● **What needs to be done**: Report the number of lines where the string "this" occurs, and write nothing else.

● **Extracted data**:
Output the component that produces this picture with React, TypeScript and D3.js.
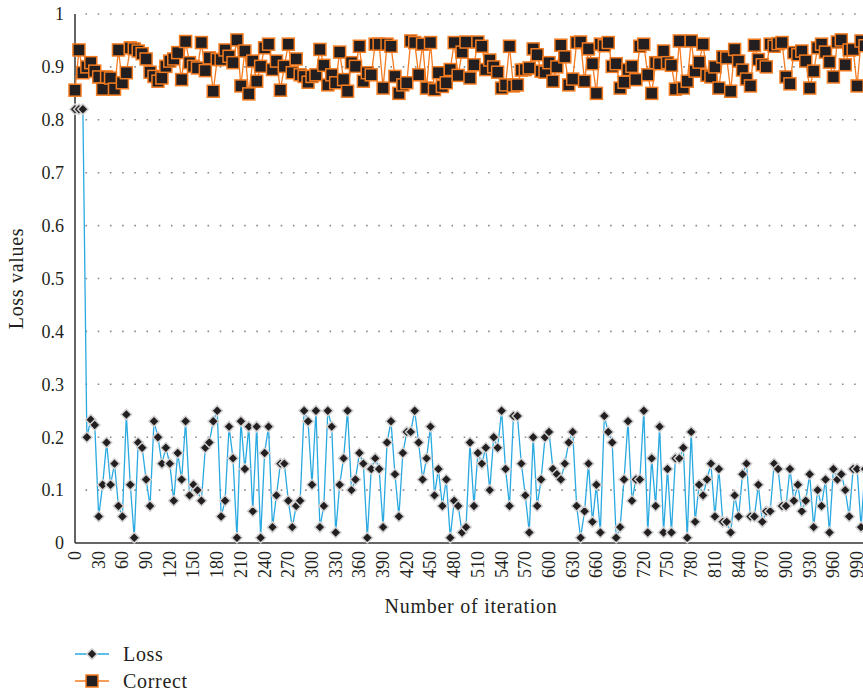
import React, { useEffect, useRef } from "react";
import * as d3 from "d3";

const width = 863;
const height = 693;

// iteration step between recorded points
const step = 5;

const lossValues = [
  0.82, 0.82, 0.82, 0.2, 0.233, 0.223, 0.05, 0.11, 0.19, 0.11,
  0.15, 0.07, 0.05, 0.243, 0.11, 0.01, 0.19, 0.18, 0.12, 0.07,
  0.23, 0.2, 0.15, 0.18, 0.15, 0.08, 0.17, 0.12, 0.23, 0.09,
  0.11, 0.1, 0.08, 0.18, 0.19, 0.23, 0.25, 0.05, 0.08, 0.22,
  0.16, 0.01, 0.23, 0.14, 0.22, 0.06, 0.22, 0.01, 0.17, 0.22,
  0.03, 0.09, 0.15, 0.15, 0.08, 0.03, 0.07, 0.08, 0.25, 0.23,
  0.11, 0.25, 0.03, 0.07, 0.25, 0.22, 0.02, 0.11, 0.16, 0.25,
  0.1, 0.12, 0.17, 0.15, 0.01, 0.14, 0.16, 0.14, 0.03, 0.19,
  0.23, 0.13, 0.05, 0.17, 0.21, 0.21, 0.25, 0.19, 0.12, 0.16,
  0.22, 0.09, 0.14, 0.07, 0.12, 0.01, 0.08, 0.07, 0.02, 0.03,
  0.19, 0.07, 0.17, 0.15, 0.18, 0.1, 0.2, 0.18, 0.25, 0.14,
  0.07, 0.24, 0.24, 0.15, 0.09, 0.02, 0.2, 0.07, 0.12, 0.2,
  0.21, 0.14, 0.13, 0.12, 0.15, 0.19, 0.21, 0.07, 0.01, 0.06,
  0.15, 0.04, 0.11, 0.02, 0.24, 0.21, 0.19, 0.01, 0.03, 0.12,
  0.23, 0.08, 0.12, 0.12, 0.25, 0.02, 0.16, 0.07, 0.22, 0.02,
  0.14, 0.02, 0.16, 0.16, 0.18, 0.01, 0.21, 0.04, 0.11, 0.09,
  0.12, 0.15, 0.05, 0.14, 0.04, 0.04, 0.02, 0.09, 0.05, 0.13,
  0.15, 0.05, 0.05, 0.11, 0.04, 0.06, 0.06, 0.15, 0.14, 0.07,
  0.07, 0.14, 0.08, 0.11, 0.06, 0.08, 0.13, 0.03, 0.1, 0.07,
  0.12, 0.02, 0.14, 0.12, 0.13, 0.1, 0.05, 0.14, 0.14, 0.03,
  0.14,
];

const correctValues = [
  0.856, 0.932, 0.889, 0.9, 0.908, 0.892, 0.881, 0.858, 0.881, 0.879,
  0.858, 0.932, 0.87, 0.889, 0.936, 0.934, 0.93, 0.925, 0.915, 0.89,
  0.882, 0.873, 0.879, 0.901, 0.911, 0.915, 0.927, 0.876, 0.948, 0.908,
  0.901, 0.898, 0.946, 0.893, 0.917, 0.854, 0.914, 0.914, 0.932, 0.92,
  0.908, 0.951, 0.864, 0.93, 0.849, 0.911, 0.873, 0.901, 0.936, 0.943,
  0.895, 0.911, 0.856, 0.901, 0.943, 0.889, 0.915, 0.885, 0.882, 0.871,
  0.882, 0.885, 0.933, 0.903, 0.866, 0.885, 0.87, 0.928, 0.876, 0.854,
  0.908, 0.901, 0.939, 0.873, 0.889, 0.885, 0.943, 0.943, 0.86, 0.943,
  0.939, 0.882, 0.85, 0.866, 0.87, 0.949, 0.946, 0.885, 0.943, 0.86,
  0.946, 0.857, 0.889, 0.863, 0.87, 0.895, 0.946, 0.884, 0.928, 0.947,
  0.879, 0.904, 0.947, 0.939, 0.895, 0.913, 0.9, 0.89, 0.86, 0.866,
  0.939, 0.864, 0.866, 0.894, 0.895, 0.898, 0.934, 0.923, 0.892, 0.89,
  0.908, 0.873, 0.9, 0.941, 0.919, 0.866, 0.877, 0.946, 0.947, 0.873,
  0.934, 0.906, 0.85, 0.943, 0.94, 0.946, 0.901, 0.906, 0.86, 0.871,
  0.895, 0.901, 0.876, 0.939, 0.943, 0.885, 0.85, 0.908, 0.906, 0.93,
  0.908, 0.903, 0.858, 0.949, 0.86, 0.873, 0.949, 0.892, 0.909, 0.943,
  0.884, 0.881, 0.9, 0.86, 0.919, 0.917, 0.854, 0.933, 0.911, 0.894,
  0.877, 0.864, 0.941, 0.914, 0.904, 0.9, 0.943, 0.939, 0.944, 0.946,
  0.881, 0.868, 0.927, 0.923, 0.93, 0.911, 0.86, 0.892, 0.936, 0.943,
  0.928, 0.909, 0.881, 0.947, 0.951, 0.904, 0.932, 0.933, 0.864, 0.949,
  0.94,
];

const yTicks = [0, 0.1, 0.2, 0.3, 0.4, 0.5, 0.6, 0.7, 0.8, 0.9, 1];
const xTicks = d3.range(0, 991, 30);

const seriesNames = ["Loss", "Correct"];

const font = "'Liberation Serif', 'Times New Roman', serif";
const blue = "#29a9e1";
const orange = "#f47b20";
const dark = "#231f20";

const LossChart = () => {
  const ref = useRef<SVGSVGElement>(null);

  useEffect(() => {
    const svg = d3.select(ref.current);
    svg.selectAll("*").remove();

    const x = d3.scaleLinear().domain([0, 1000]).range([75, 865]);
    const y = d3.scaleLinear().domain([0, 1]).range([543, 14]);

    // dotted grid
    svg
      .append("g")
      .selectAll("line")
      .data(yTicks.filter((d) => d > 0))
      .join("line")
      .attr("x1", 75)
      .attr("x2", width)
      .attr("y1", (d) => y(d))
      .attr("y2", (d) => y(d))
      .attr("stroke", "#8a8a8a")
      .attr("stroke-width", 1.6)
      .attr("stroke-dasharray", "1.6 10.6")
      .attr("stroke-dashoffset", -10.5);

    // axes lines
    svg
      .append("line")
      .attr("x1", 75)
      .attr("x2", 75)
      .attr("y1", y(1))
      .attr("y2", y(0))
      .attr("stroke", "#333")
      .attr("stroke-width", 1.5);
    svg
      .append("line")
      .attr("x1", 75)
      .attr("x2", width)
      .attr("y1", y(0))
      .attr("y2", y(0))
      .attr("stroke", "#333")
      .attr("stroke-width", 1.5);

    // y tick labels
    svg
      .append("g")
      .selectAll("text")
      .data(yTicks)
      .join("text")
      .attr("x", 64)
      .attr("y", (d) => y(d))
      .attr("dy", "0.35em")
      .attr("text-anchor", "end")
      .attr("font-family", font)
      .attr("font-size", 18)
      .attr("fill", dark)
      .text((d) => String(+d.toFixed(1)));

    // x tick labels
    svg
      .append("g")
      .selectAll("text")
      .data(xTicks)
      .join("text")
      .attr(
        "transform",
        (d) => `translate(${x(d)},${y(0) + 8}) rotate(-90)`
      )
      .attr("dy", "0.33em")
      .attr("text-anchor", "end")
      .attr("font-family", font)
      .attr("font-size", 18)
      .attr("fill", dark)
      .text((d) => d);

    // axis titles
    svg
      .append("text")
      .attr("transform", `translate(23,${(y(0) + y(1)) / 2}) rotate(-90)`)
      .attr("text-anchor", "middle")
      .attr("font-family", font)
      .attr("font-size", 20)
      .attr("letter-spacing", 0.7)
      .attr("fill", dark)
      .text("Loss values");

    svg
      .append("text")
      .attr("x", 471)
      .attr("y", 613)
      .attr("text-anchor", "middle")
      .attr("font-family", font)
      .attr("font-size", 20)
      .attr("letter-spacing", 0.75)
      .attr("fill", dark)
      .text("Number of iteration");

    const line = d3
      .line<number>()
      .x((d, i) => x(i * step))
      .y((d) => y(d));

    const diamond = d3.symbol().type(d3.symbolDiamond2).size(70);

    // loss series
    svg
      .append("path")
      .datum(lossValues)
      .attr("fill", "none")
      .attr("stroke", blue)
      .attr("stroke-width", 1.3)
      .attr("d", line);

    svg
      .append("g")
      .selectAll("path")
      .data(lossValues)
      .join("path")
      .attr("transform", (d, i) => `translate(${x(i * step)},${y(d)})`)
      .attr("d", diamond)
      .attr("fill", dark)
      .attr("stroke", "#d0d0d0")
      .attr("stroke-width", 1.5);

    // correct series
    svg
      .append("path")
      .datum(correctValues)
      .attr("fill", "none")
      .attr("stroke", orange)
      .attr("stroke-width", 1.3)
      .attr("d", line);

    svg
      .append("g")
      .selectAll("rect")
      .data(correctValues)
      .join("rect")
      .attr("x", (d, i) => x(i * step) - 6)
      .attr("y", (d) => y(d) - 6)
      .attr("width", 12)
      .attr("height", 12)
      .attr("fill", dark)
      .attr("stroke", orange)
      .attr("stroke-width", 1.5);

    // legend
    const legend = svg
      .append("g")
      .selectAll("g")
      .data(seriesNames)
      .join("g")
      .attr("transform", (d, i) => `translate(75,${654 + i * 27})`);

    legend
      .append("line")
      .attr("x1", 0)
      .attr("x2", 34)
      .attr("stroke", (d, i) => (i === 0 ? blue : orange))
      .attr("stroke-width", 1.3);

    legend
      .filter((d, i) => i === 0)
      .append("path")
      .attr("transform", "translate(17,0)")
      .attr("d", diamond)
      .attr("fill", dark)
      .attr("stroke", "#d0d0d0")
      .attr("stroke-width", 1.5);

    legend
      .filter((d, i) => i === 1)
      .append("rect")
      .attr("x", 11)
      .attr("y", -6)
      .attr("width", 12)
      .attr("height", 12)
      .attr("fill", dark)
      .attr("stroke", orange)
      .attr("stroke-width", 1.5);

    legend
      .append("text")
      .attr("x", 48)
      .attr("dy", "0.35em")
      .attr("font-family", font)
      .attr("font-size", 20)
      .attr("letter-spacing", 0.7)
      .attr("fill", dark)
      .text((d) => d);
  }, []);

  return (
    <svg
      ref={ref}
      width={width}
      height={height}
      style={{ position: "absolute", left: 0, top: 0, background: "#fff" }}
    ></svg>
  );
};

export default function App() {
  return <LossChart />;
}
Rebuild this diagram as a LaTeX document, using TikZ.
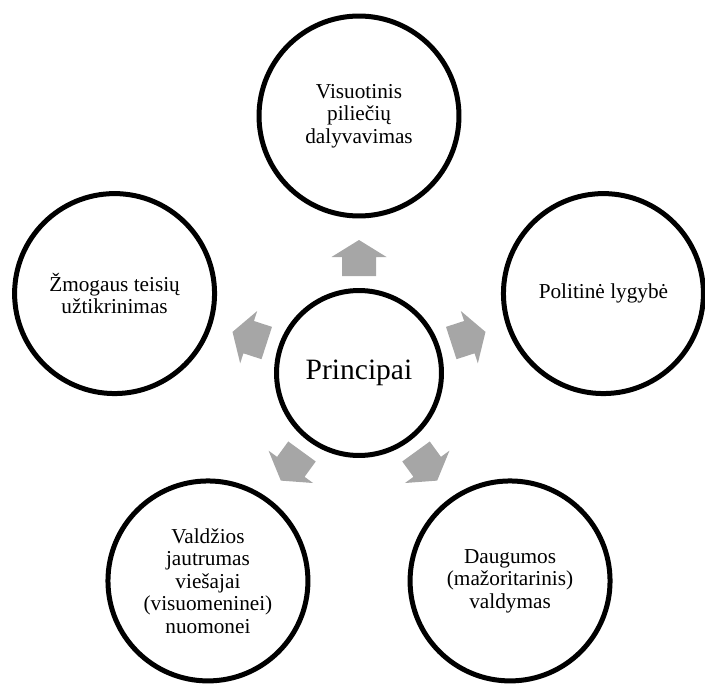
\documentclass[tikz,border=0pt]{standalone}
\usepackage{fontspec}
\setmainfont{Liberation Serif}
\usetikzlibrary{calc}
\definecolor{arrowgray}{RGB}{166,166,166}

\begin{document}
\begin{tikzpicture}[x=0.02cm,y=0.02cm,
    ring/.style={draw,circle,line width=0.1cm,minimum size=4cm,inner sep=0pt,align=center,font=\fontsize{12.1}{12.8}\selectfont},
    hub/.style={draw,circle,line width=0.1cm,minimum size=3.3cm,inner sep=0pt,font=\fontsize{16.8}{18}\selectfont},
    blockarrow/.pic={\fill[arrowgray] (-18,-17) -- (1,-17) -- (1,-27.5) -- (18,0) -- (1,27.5) -- (1,17) -- (-18,17) -- cycle;}]
    \useasboundingbox (0,0) rectangle (705,684);
    \node[hub] (principai) at (359,311) {Principai};
    \node[ring] (dalyvavimas) at ($(principai)+(90:257)$) {Visuotinis\\piliečių\\dalyvavimas};
    \node[ring] (lygybe) at ($(principai)+(18:257)$) {Politinė lygybė};
    \node[ring] (dauguma) at ($(principai)+(-54:257)$) {Daugumos\\(mažoritarinis)\\valdymas};
    \node[ring] (jautrumas) at ($(principai)+(-126:257)$) {Valdžios\\jautrumas\\viešajai\\(visuomeninei)\\nuomonei};
    \node[ring] (teises) at ($(principai)+(162:257)$) {Žmogaus teisių\\užtikrinimas};
    \foreach \a in {90,18,-54,-126,162}
      \pic[rotate=\a] at ($(principai)+(\a:115)$) {blockarrow};
  \end{tikzpicture}
\end{document}
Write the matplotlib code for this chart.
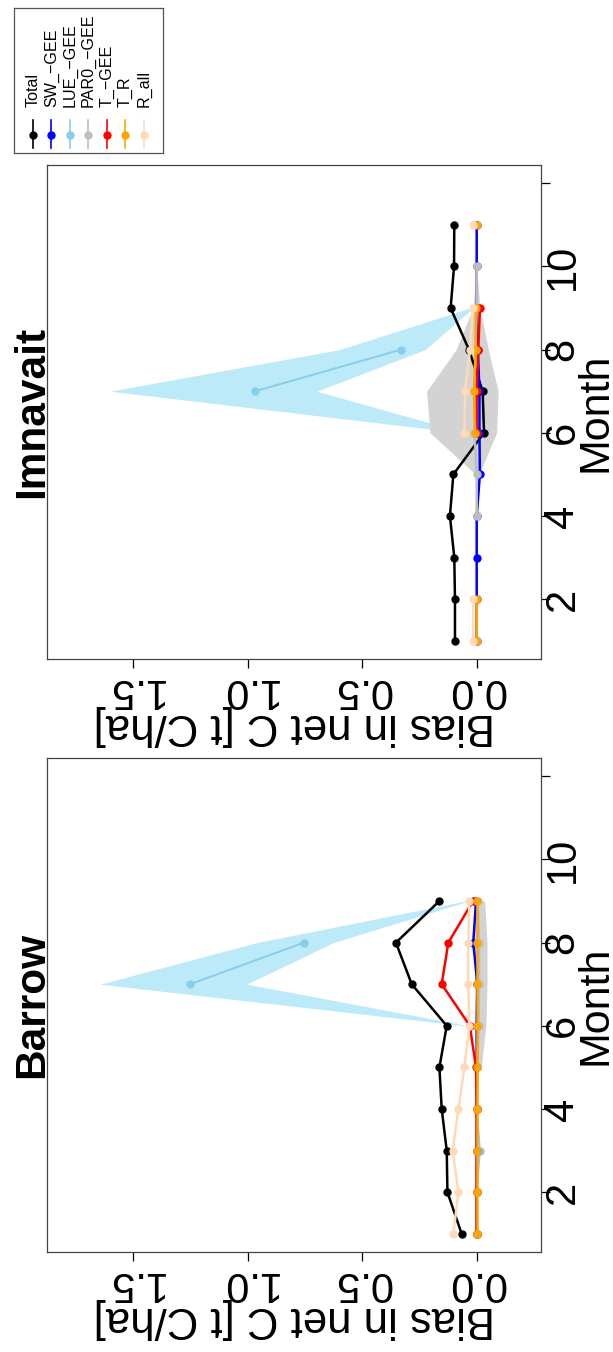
"""
Monthly bias in net C for Barrow and Imnavait, drawn in the rotated
(portrait) layout of the original figure.
"""
import numpy as np
import matplotlib
matplotlib.use("Agg")
import matplotlib.pyplot as plt

plt.rcParams["font.family"] = ["Liberation Sans", "DejaVu Sans"]

nan = np.nan

SERIES_NAMES = ["Total", "SW_\u2212GEE", "LUE_\u2212GEE", "PAR0_\u2212GEE", "T_\u2212GEE", "T_R", "R_all"]
SERIES_COLORS = ["black", "blue", "#87CEEB", "#BEBEBE", "red", "orange", "#FFDAB9"]

BIAS_TICKS = [0.0, 0.5, 1.0, 1.5]
BIAS_TICK_LABELS = ["0.0", "0.5", "1.0", "1.5"]
MONTH_TICKS = [2, 4, 6, 8, 10, 12]
MONTH_TICK_LABELS = ["2", "4", "6", "8", "10", ""]

# ---- Barrow (months 1-9)
months_b = [1, 2, 3, 4, 5, 6, 7, 8, 9]
total_b = [0.066, 0.128, 0.131, 0.153, 0.163, 0.131, 0.284, 0.353, 0.163]
sw_b = [0.0, 0.0, 0.0, 0.0, 0.0, 0.0, -0.003, 0.015, 0.003]
lue_b = [0.0, 0.0, -0.014, 0.0, 0.0, nan, 1.253, 0.755, nan]
par0_b = [0.0, 0.0, 0.0, 0.0, -0.003, -0.008, -0.01, -0.01, -0.005]
tgee_b = [0.0, 0.0, 0.0, 0.0, 0.003, 0.03, 0.153, 0.124, 0.016]
tr_b = [0.0, 0.0, 0.0, 0.0, 0.0, 0.0, 0.0, 0.0, 0.0]
rall_b = [0.102, 0.080, 0.105, 0.080, 0.054, 0.032, 0.037, 0.037, 0.032]
lue_lo_b = [nan, nan, nan, nan, nan, 0.035, 1.005, 0.627, 0.035]
lue_hi_b = [nan, nan, nan, nan, nan, 0.05, 1.646, 0.962, 0.05]
par0_lo_b = [nan, nan, nan, nan, -0.02, -0.04, -0.045, -0.045, -0.035]
par0_hi_b = [nan, nan, nan, nan, 0.0, 0.01, 0.01, 0.01, 0.005]

# ---- Imnavait (months 1-11)
months_i = [1, 2, 3, 4, 5, 6, 7, 8, 9, 10, 11]
total_i = [0.095, 0.095, 0.098, 0.117, 0.102, -0.032, -0.026, 0.034, 0.114, 0.099, 0.098]
sw_i = [0.0, 0.0, 0.0, 0.0, -0.014, -0.012, -0.012, -0.005, 0.0, 0.0, 0.0]
lue_i = [nan, nan, nan, nan, nan, nan, 0.968, 0.331, nan, nan, nan]
par0_i = [nan, nan, nan, 0.0, 0.0, 0.01, 0.01, 0.005, 0.0, 0.0, nan]
tgee_i = [nan, nan, nan, nan, nan, 0.0, 0.0, -0.007, -0.014, nan, nan]
tr_i = [0.0, 0.0, nan, nan, nan, 0.007, 0.012, 0.004, 0.004, nan, 0.0]
rall_i = [0.015, 0.015, nan, nan, nan, 0.054, 0.051, 0.029, 0.018, nan, 0.015]
lue_lo_i = [nan, nan, nan, nan, nan, 0.05, 0.699, 0.226, 0.015, nan, nan]
lue_hi_i = [nan, nan, nan, nan, nan, 0.065, 1.603, 0.600, 0.03, nan, nan]
par0_lo_i = [nan, nan, nan, 0.0, -0.01, -0.087, -0.094, -0.051, -0.014, 0.0, nan]
par0_hi_i = [nan, nan, nan, 0.0, 0.005, 0.204, 0.219, 0.09, 0.016, 0.0, nan]

W, H = 613, 1352
fig = plt.figure(figsize=(W / 100, H / 100), dpi=100)


def px_axes(left, top, right, bottom):
    return fig.add_axes([left / W, 1 - bottom / H, (right - left) / W, (bottom - top) / H])


def draw_panel(ax, months, series, lue_band, par0_band, title):
    ax.fill_betweenx(months, lue_band[0], lue_band[1], color="#BDEAF9", lw=0, zorder=1)
    ax.fill_betweenx(months, par0_band[0], par0_band[1], color="#D3D3D3", lw=0, zorder=1)
    for vals, name, color in zip(series, SERIES_NAMES, SERIES_COLORS):
        lw = 1.4 if name.startswith("LUE") else 1.8
        ax.plot(vals, months, color=color, lw=lw, marker="o", ms=5, zorder=2)

    ax.set_xlim(1.878, -0.281)
    ax.set_ylim(0.56, 12.44)
    ax.set_xticks(BIAS_TICKS, BIAS_TICK_LABELS)
    ax.set_yticks(MONTH_TICKS, MONTH_TICK_LABELS)
    ax.yaxis.tick_right()
    ax.tick_params(axis="x", direction="out", length=6.5, width=0.9, pad=1.5,
                   labelsize=30, labelrotation=180)
    ax.tick_params(axis="y", direction="out", length=6.5, width=0.9, pad=-5.5,
                   labelsize=30, labelrotation=90)
    plt.setp(ax.get_yticklabels(), va="center")
    for sp in ax.spines.values():
        sp.set_color("#444444")
        sp.set_linewidth(0.9)

    ax.text(-0.0081, 0.5, title, transform=ax.transAxes, rotation=90,
            rotation_mode="anchor", ha="center", va="baseline",
            fontsize=30.5, fontweight="bold")
    ax.text(1.1336, 0.5, "Month", transform=ax.transAxes, rotation=90,
            rotation_mode="anchor", ha="center", va="baseline", fontsize=31)
    ax.text(0.5, -0.1113, "Bias in net C [t C/ha]", transform=ax.transAxes,
            rotation=180, rotation_mode="anchor", ha="center", va="baseline",
            fontsize=31.5)


ax_b = px_axes(47, 758, 541, 1252)
draw_panel(ax_b, months_b,
           [total_b, sw_b, lue_b, par0_b, tgee_b, tr_b, rall_b],
           (lue_lo_b, lue_hi_b), (par0_lo_b, par0_hi_b), "Barrow")

ax_i = px_axes(47, 165, 541, 659)
draw_panel(ax_i, months_i,
           [total_i, sw_i, lue_i, par0_i, tgee_i, tr_i, rall_i],
           (lue_lo_i, lue_hi_i), (par0_lo_i, par0_hi_i), "Imnavait")

# legend, rotated like the rest of the figure
lax = px_axes(14.3, 8.3, 162.7, 152.7)
lax.set_xlim(14.3, 162.7)
lax.set_ylim(152.7, 8.3)
lax.set_xticks([])
lax.set_yticks([])
for sp in lax.spines.values():
    sp.set_color("#555555")
    sp.set_linewidth(0.9)
for k, (name, color) in enumerate(zip(SERIES_NAMES, SERIES_COLORS)):
    x = 32.7 + 18.55 * k
    lax.plot([x, x], [120, 148], color=color, lw=1.2)
    lax.plot([x], [135], "o", color=color, ms=5)
    lax.text(x, 107, name, rotation=90, rotation_mode="anchor",
             ha="left", va="center", fontsize=11.6)

fig.savefig("out.png", dpi=100)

● **Written answer**: 3